2007年7月19日 星期四

i'm down

What is the feeling when you realize that some body has taken your new room when you are not at home? Sad? Cry? Angry, or just silent?

My family has moved into new house last weekend, at begin, I was happy for them. Cause been waited for over twenty years, finally, we able move into a new house. However, there a matter that has made me feel really sad and disappointed. My master bedroom has taken by my brother!

I really feel disappointed with my parent, again and again they broke they promise to me while instead to my brother. When I was informed that he has taken my room I totally wooden there. Just less than a month I left for Singapore, and then all became changed. Why they do so to me? Parent has promised me to let me take the master bedroom since I was the eldest grandson and eldest son. Hereby, we have indirectly bind a contract. But when I was calling home days ago, I have known that my room was taken by my stupid brother.

Why?

WHY YOU BROKE YOUR PROMISED?

Why?

Is it I’m too easy to be BULLY? It is I have a great temper, not angry easily so I can be bully? Is it since I’m not at home, so they can take over my room since it is not yet belongs to me? Is it my brother threaten skill more effective to them?

I never have a great angry on my parent since I was secondary school. As for outsider, this is a good attitude because it shows me respect to my parent. But, who knows what the pay is behind instead? I have to let him all the great. When I was kid, I have to let him play the toys first, else once he cries I will be the first one being scold. Even going out, the frequency on bringing him out is higher and much more than bringing me out?
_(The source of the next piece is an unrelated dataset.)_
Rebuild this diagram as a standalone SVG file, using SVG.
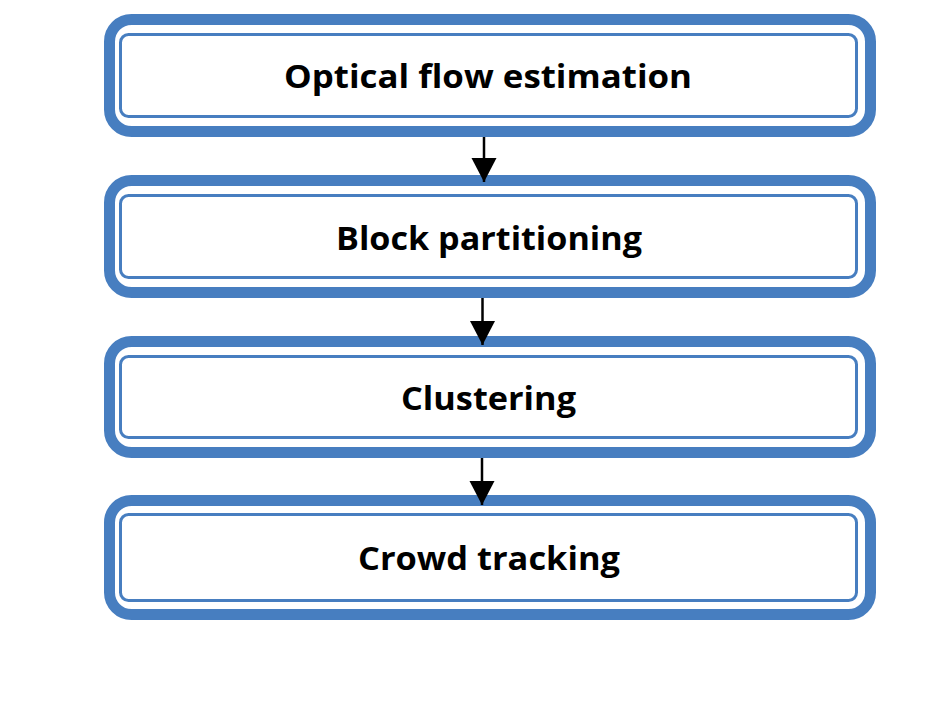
<svg xmlns="http://www.w3.org/2000/svg" width="952" height="708" viewBox="0 0 952 708">
<style>
.outer{fill:#ffffff;stroke:#477ec0;stroke-width:11}
.inner{fill:none;stroke:#477ec0;stroke-width:3}
.lbl{font-family:"Open Sans","Liberation Sans",sans-serif;font-weight:bold;font-size:32px;fill:#000;text-anchor:middle}
.conn{stroke:#000;stroke-width:2.5;fill:none}
</style>
<defs>
<marker id="ah" markerUnits="userSpaceOnUse" markerWidth="26" markerHeight="26" refX="24" refY="12.5" orient="auto">
<path d="M0,0 L24,12.5 L0,25 Z" fill="#000"/>
</marker>
</defs>
<rect width="952" height="708" fill="#ffffff"/>
<g id="node1">
<rect class="outer" x="109.5" y="19.5" width="761" height="112" rx="22"/>
<rect class="inner" x="120.5" y="34.5" width="736" height="82" rx="8"/>
<text class="lbl" x="488" y="88" textLength="408" lengthAdjust="spacingAndGlyphs">Optical flow estimation</text>
</g>
<g id="node2">
<rect class="outer" x="109.5" y="180.5" width="761" height="112" rx="22"/>
<rect class="inner" x="120.5" y="195.5" width="736" height="82" rx="8"/>
<text class="lbl" x="489" y="250" textLength="306" lengthAdjust="spacingAndGlyphs">Block partitioning</text>
</g>
<g id="node3">
<rect class="outer" x="109.5" y="341.5" width="761" height="111" rx="22"/>
<rect class="inner" x="120.5" y="356.5" width="736" height="81" rx="8"/>
<text class="lbl" x="488.5" y="410" textLength="175" lengthAdjust="spacingAndGlyphs">Clustering</text>
</g>
<g id="node4">
<rect class="outer" x="109.5" y="500.5" width="761" height="114" rx="22"/>
<rect class="inner" x="120.5" y="514.5" width="736" height="86" rx="8"/>
<text class="lbl" x="489" y="570" textLength="262" lengthAdjust="spacingAndGlyphs">Crowd tracking</text>
</g>
<g id="connectors">
<line class="conn" x1="484" y1="137" x2="484" y2="182" marker-end="url(#ah)"/>
<line class="conn" x1="482.5" y1="298" x2="482.5" y2="345" marker-end="url(#ah)"/>
<line class="conn" x1="482" y1="458" x2="482" y2="505" marker-end="url(#ah)"/>
</g>
</svg>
Even there happened the serious on couple years ago. I have got a new bed from my friend, and we were sharing bed that time. In order to show respect, I let him choose the side that he wants. He had choosing for few times and finally choose his side, however thereafter he changed his mind and wanted to take my side. I was tired and angry that time and defended few words for myself and shown out my right. He however threatens my mother then by want to suicide. My mom came and beg me for turn my side for him.

I was really angry. I wondered, is there anyone cares my feeling? Don’t they felt that they have acted unfair to me? They have spent 700 per month for him on studying a FUCKING course while I never ask too much from them. Even I asked a little more from them then I was said as wasting money by dad. Is that called FAIR?

Is that?


Dad and mum, you try to think it bad. Are you really treating us FAIRLY?